━━━━━ Input material

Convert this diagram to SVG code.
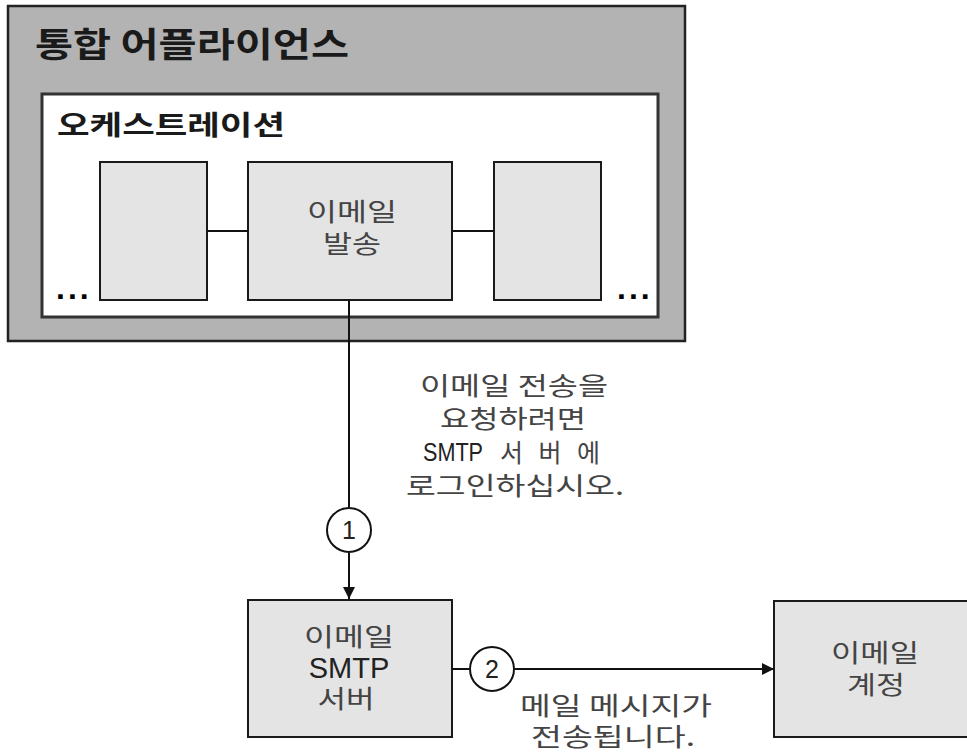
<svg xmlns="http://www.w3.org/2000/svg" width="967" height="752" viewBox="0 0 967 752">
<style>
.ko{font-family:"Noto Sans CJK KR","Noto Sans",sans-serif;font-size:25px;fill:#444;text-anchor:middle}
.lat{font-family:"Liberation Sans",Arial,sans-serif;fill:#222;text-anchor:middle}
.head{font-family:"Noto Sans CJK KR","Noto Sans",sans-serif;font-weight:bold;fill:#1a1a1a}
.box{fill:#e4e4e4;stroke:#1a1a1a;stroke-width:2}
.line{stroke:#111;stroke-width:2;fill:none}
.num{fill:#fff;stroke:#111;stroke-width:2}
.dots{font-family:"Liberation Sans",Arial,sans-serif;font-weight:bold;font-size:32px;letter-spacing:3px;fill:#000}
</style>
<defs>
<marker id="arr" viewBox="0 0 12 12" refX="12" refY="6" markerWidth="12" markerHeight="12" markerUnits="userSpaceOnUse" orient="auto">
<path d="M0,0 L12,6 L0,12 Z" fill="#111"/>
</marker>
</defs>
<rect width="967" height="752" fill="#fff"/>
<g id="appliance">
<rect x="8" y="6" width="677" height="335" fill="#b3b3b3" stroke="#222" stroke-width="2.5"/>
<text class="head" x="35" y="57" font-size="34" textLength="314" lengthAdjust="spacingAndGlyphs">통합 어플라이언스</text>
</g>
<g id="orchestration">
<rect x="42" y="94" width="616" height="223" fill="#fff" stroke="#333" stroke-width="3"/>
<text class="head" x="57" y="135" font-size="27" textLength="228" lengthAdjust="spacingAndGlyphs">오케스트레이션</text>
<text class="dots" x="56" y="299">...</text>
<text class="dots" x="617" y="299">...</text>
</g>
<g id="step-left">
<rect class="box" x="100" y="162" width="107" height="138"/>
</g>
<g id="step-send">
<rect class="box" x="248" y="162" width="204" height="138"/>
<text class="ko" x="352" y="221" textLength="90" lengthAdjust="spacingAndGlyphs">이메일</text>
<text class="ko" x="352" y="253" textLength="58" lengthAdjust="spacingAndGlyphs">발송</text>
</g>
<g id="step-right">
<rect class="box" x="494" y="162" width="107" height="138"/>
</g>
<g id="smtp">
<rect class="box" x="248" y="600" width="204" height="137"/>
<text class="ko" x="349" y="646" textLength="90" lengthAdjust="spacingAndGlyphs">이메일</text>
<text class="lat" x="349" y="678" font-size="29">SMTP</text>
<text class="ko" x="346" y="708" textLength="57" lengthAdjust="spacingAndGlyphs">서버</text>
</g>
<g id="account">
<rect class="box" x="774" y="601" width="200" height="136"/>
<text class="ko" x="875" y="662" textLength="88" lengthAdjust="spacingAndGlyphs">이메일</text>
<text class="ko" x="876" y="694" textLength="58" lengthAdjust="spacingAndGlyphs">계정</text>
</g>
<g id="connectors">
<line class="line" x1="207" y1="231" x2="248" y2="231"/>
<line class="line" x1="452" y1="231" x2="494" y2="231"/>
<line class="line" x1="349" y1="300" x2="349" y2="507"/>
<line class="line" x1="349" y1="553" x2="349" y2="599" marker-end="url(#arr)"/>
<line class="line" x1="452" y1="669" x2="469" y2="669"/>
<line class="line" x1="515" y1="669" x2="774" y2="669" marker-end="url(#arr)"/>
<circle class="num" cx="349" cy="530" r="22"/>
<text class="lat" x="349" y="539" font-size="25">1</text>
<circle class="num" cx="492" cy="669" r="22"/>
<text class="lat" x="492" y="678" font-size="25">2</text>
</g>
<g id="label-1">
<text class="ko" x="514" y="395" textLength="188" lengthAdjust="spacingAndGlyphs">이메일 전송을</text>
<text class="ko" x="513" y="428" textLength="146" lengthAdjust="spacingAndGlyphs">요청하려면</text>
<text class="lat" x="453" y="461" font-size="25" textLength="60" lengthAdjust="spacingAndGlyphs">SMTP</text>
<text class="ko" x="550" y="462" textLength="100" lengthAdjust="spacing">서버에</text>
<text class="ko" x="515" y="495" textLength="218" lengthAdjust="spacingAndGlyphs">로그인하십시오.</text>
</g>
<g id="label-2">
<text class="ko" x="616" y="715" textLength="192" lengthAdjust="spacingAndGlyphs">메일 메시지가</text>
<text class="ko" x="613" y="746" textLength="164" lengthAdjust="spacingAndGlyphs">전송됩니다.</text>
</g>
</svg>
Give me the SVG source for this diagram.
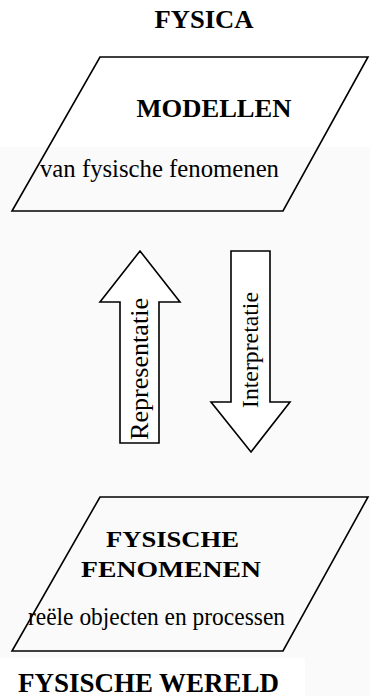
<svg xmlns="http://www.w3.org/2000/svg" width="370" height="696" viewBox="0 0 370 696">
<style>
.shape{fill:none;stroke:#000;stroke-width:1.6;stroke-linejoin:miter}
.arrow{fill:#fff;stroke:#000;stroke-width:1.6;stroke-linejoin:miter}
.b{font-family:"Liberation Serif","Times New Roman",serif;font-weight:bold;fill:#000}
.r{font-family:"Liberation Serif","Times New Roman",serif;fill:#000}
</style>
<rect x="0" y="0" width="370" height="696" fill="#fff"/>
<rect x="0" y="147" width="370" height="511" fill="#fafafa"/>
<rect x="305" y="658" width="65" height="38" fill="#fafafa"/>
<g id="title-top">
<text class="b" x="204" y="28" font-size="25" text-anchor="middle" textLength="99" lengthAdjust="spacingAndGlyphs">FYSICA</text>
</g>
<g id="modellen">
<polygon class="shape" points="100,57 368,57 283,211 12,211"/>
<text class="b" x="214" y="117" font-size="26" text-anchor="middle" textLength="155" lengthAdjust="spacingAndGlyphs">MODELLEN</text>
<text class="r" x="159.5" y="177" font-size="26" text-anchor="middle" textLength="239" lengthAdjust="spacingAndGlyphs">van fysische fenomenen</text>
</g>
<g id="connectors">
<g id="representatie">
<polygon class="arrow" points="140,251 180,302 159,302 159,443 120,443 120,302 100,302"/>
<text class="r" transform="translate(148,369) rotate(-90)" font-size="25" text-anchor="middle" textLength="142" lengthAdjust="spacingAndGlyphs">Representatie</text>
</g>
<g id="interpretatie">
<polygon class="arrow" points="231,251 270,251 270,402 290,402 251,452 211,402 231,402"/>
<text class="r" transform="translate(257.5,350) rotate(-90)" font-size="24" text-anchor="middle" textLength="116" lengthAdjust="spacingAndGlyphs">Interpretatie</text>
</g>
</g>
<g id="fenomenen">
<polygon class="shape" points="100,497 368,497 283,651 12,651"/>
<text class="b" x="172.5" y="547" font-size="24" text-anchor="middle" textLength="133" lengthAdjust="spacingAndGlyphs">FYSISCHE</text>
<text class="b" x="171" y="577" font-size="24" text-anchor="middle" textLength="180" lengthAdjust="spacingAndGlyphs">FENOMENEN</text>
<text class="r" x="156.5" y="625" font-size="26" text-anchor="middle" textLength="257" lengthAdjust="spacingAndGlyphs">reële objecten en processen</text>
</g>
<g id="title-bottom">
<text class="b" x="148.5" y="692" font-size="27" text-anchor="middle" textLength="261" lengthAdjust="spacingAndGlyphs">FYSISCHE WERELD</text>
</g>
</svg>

━━━━━━━━━━

- [Work to be completed]
Strip out the pictures and quote the remaining data word for word.

- [Response below]
Convert this diagram to SVG code.
<svg xmlns="http://www.w3.org/2000/svg" width="967" height="752" viewBox="0 0 967 752">
<style>
.ko{font-family:"Noto Sans CJK KR","Noto Sans",sans-serif;font-size:25px;fill:#444;text-anchor:middle}
.lat{font-family:"Liberation Sans",Arial,sans-serif;fill:#222;text-anchor:middle}
.head{font-family:"Noto Sans CJK KR","Noto Sans",sans-serif;font-weight:bold;fill:#1a1a1a}
.box{fill:#e4e4e4;stroke:#1a1a1a;stroke-width:2}
.line{stroke:#111;stroke-width:2;fill:none}
.num{fill:#fff;stroke:#111;stroke-width:2}
.dots{font-family:"Liberation Sans",Arial,sans-serif;font-weight:bold;font-size:32px;letter-spacing:3px;fill:#000}
</style>
<defs>
<marker id="arr" viewBox="0 0 12 12" refX="12" refY="6" markerWidth="12" markerHeight="12" markerUnits="userSpaceOnUse" orient="auto">
<path d="M0,0 L12,6 L0,12 Z" fill="#111"/>
</marker>
</defs>
<rect width="967" height="752" fill="#fff"/>
<g id="appliance">
<rect x="8" y="6" width="677" height="335" fill="#b3b3b3" stroke="#222" stroke-width="2.5"/>
<text class="head" x="35" y="57" font-size="34" textLength="314" lengthAdjust="spacingAndGlyphs">통합 어플라이언스</text>
</g>
<g id="orchestration">
<rect x="42" y="94" width="616" height="223" fill="#fff" stroke="#333" stroke-width="3"/>
<text class="head" x="57" y="135" font-size="27" textLength="228" lengthAdjust="spacingAndGlyphs">오케스트레이션</text>
<text class="dots" x="56" y="299">...</text>
<text class="dots" x="617" y="299">...</text>
</g>
<g id="step-left">
<rect class="box" x="100" y="162" width="107" height="138"/>
</g>
<g id="step-send">
<rect class="box" x="248" y="162" width="204" height="138"/>
<text class="ko" x="352" y="221" textLength="90" lengthAdjust="spacingAndGlyphs">이메일</text>
<text class="ko" x="352" y="253" textLength="58" lengthAdjust="spacingAndGlyphs">발송</text>
</g>
<g id="step-right">
<rect class="box" x="494" y="162" width="107" height="138"/>
</g>
<g id="smtp">
<rect class="box" x="248" y="600" width="204" height="137"/>
<text class="ko" x="349" y="646" textLength="90" lengthAdjust="spacingAndGlyphs">이메일</text>
<text class="lat" x="349" y="678" font-size="29">SMTP</text>
<text class="ko" x="346" y="708" textLength="57" lengthAdjust="spacingAndGlyphs">서버</text>
</g>
<g id="account">
<rect class="box" x="774" y="601" width="200" height="136"/>
<text class="ko" x="875" y="662" textLength="88" lengthAdjust="spacingAndGlyphs">이메일</text>
<text class="ko" x="876" y="694" textLength="58" lengthAdjust="spacingAndGlyphs">계정</text>
</g>
<g id="connectors">
<line class="line" x1="207" y1="231" x2="248" y2="231"/>
<line class="line" x1="452" y1="231" x2="494" y2="231"/>
<line class="line" x1="349" y1="300" x2="349" y2="507"/>
<line class="line" x1="349" y1="553" x2="349" y2="599" marker-end="url(#arr)"/>
<line class="line" x1="452" y1="669" x2="469" y2="669"/>
<line class="line" x1="515" y1="669" x2="774" y2="669" marker-end="url(#arr)"/>
<circle class="num" cx="349" cy="530" r="22"/>
<text class="lat" x="349" y="539" font-size="25">1</text>
<circle class="num" cx="492" cy="669" r="22"/>
<text class="lat" x="492" y="678" font-size="25">2</text>
</g>
<g id="label-1">
<text class="ko" x="514" y="395" textLength="188" lengthAdjust="spacingAndGlyphs">이메일 전송을</text>
<text class="ko" x="513" y="428" textLength="146" lengthAdjust="spacingAndGlyphs">요청하려면</text>
<text class="lat" x="453" y="461" font-size="25" textLength="60" lengthAdjust="spacingAndGlyphs">SMTP</text>
<text class="ko" x="550" y="462" textLength="100" lengthAdjust="spacing">서버에</text>
<text class="ko" x="515" y="495" textLength="218" lengthAdjust="spacingAndGlyphs">로그인하십시오.</text>
</g>
<g id="label-2">
<text class="ko" x="616" y="715" textLength="192" lengthAdjust="spacingAndGlyphs">메일 메시지가</text>
<text class="ko" x="613" y="746" textLength="164" lengthAdjust="spacingAndGlyphs">전송됩니다.</text>
</g>
</svg>
Give me the SVG source for this diagram.
<svg xmlns="http://www.w3.org/2000/svg" width="370" height="696" viewBox="0 0 370 696">
<style>
.shape{fill:none;stroke:#000;stroke-width:1.6;stroke-linejoin:miter}
.arrow{fill:#fff;stroke:#000;stroke-width:1.6;stroke-linejoin:miter}
.b{font-family:"Liberation Serif","Times New Roman",serif;font-weight:bold;fill:#000}
.r{font-family:"Liberation Serif","Times New Roman",serif;fill:#000}
</style>
<rect x="0" y="0" width="370" height="696" fill="#fff"/>
<rect x="0" y="147" width="370" height="511" fill="#fafafa"/>
<rect x="305" y="658" width="65" height="38" fill="#fafafa"/>
<g id="title-top">
<text class="b" x="204" y="28" font-size="25" text-anchor="middle" textLength="99" lengthAdjust="spacingAndGlyphs">FYSICA</text>
</g>
<g id="modellen">
<polygon class="shape" points="100,57 368,57 283,211 12,211"/>
<text class="b" x="214" y="117" font-size="26" text-anchor="middle" textLength="155" lengthAdjust="spacingAndGlyphs">MODELLEN</text>
<text class="r" x="159.5" y="177" font-size="26" text-anchor="middle" textLength="239" lengthAdjust="spacingAndGlyphs">van fysische fenomenen</text>
</g>
<g id="connectors">
<g id="representatie">
<polygon class="arrow" points="140,251 180,302 159,302 159,443 120,443 120,302 100,302"/>
<text class="r" transform="translate(148,369) rotate(-90)" font-size="25" text-anchor="middle" textLength="142" lengthAdjust="spacingAndGlyphs">Representatie</text>
</g>
<g id="interpretatie">
<polygon class="arrow" points="231,251 270,251 270,402 290,402 251,452 211,402 231,402"/>
<text class="r" transform="translate(257.5,350) rotate(-90)" font-size="24" text-anchor="middle" textLength="116" lengthAdjust="spacingAndGlyphs">Interpretatie</text>
</g>
</g>
<g id="fenomenen">
<polygon class="shape" points="100,497 368,497 283,651 12,651"/>
<text class="b" x="172.5" y="547" font-size="24" text-anchor="middle" textLength="133" lengthAdjust="spacingAndGlyphs">FYSISCHE</text>
<text class="b" x="171" y="577" font-size="24" text-anchor="middle" textLength="180" lengthAdjust="spacingAndGlyphs">FENOMENEN</text>
<text class="r" x="156.5" y="625" font-size="26" text-anchor="middle" textLength="257" lengthAdjust="spacingAndGlyphs">reële objecten en processen</text>
</g>
<g id="title-bottom">
<text class="b" x="148.5" y="692" font-size="27" text-anchor="middle" textLength="261" lengthAdjust="spacingAndGlyphs">FYSISCHE WERELD</text>
</g>
</svg>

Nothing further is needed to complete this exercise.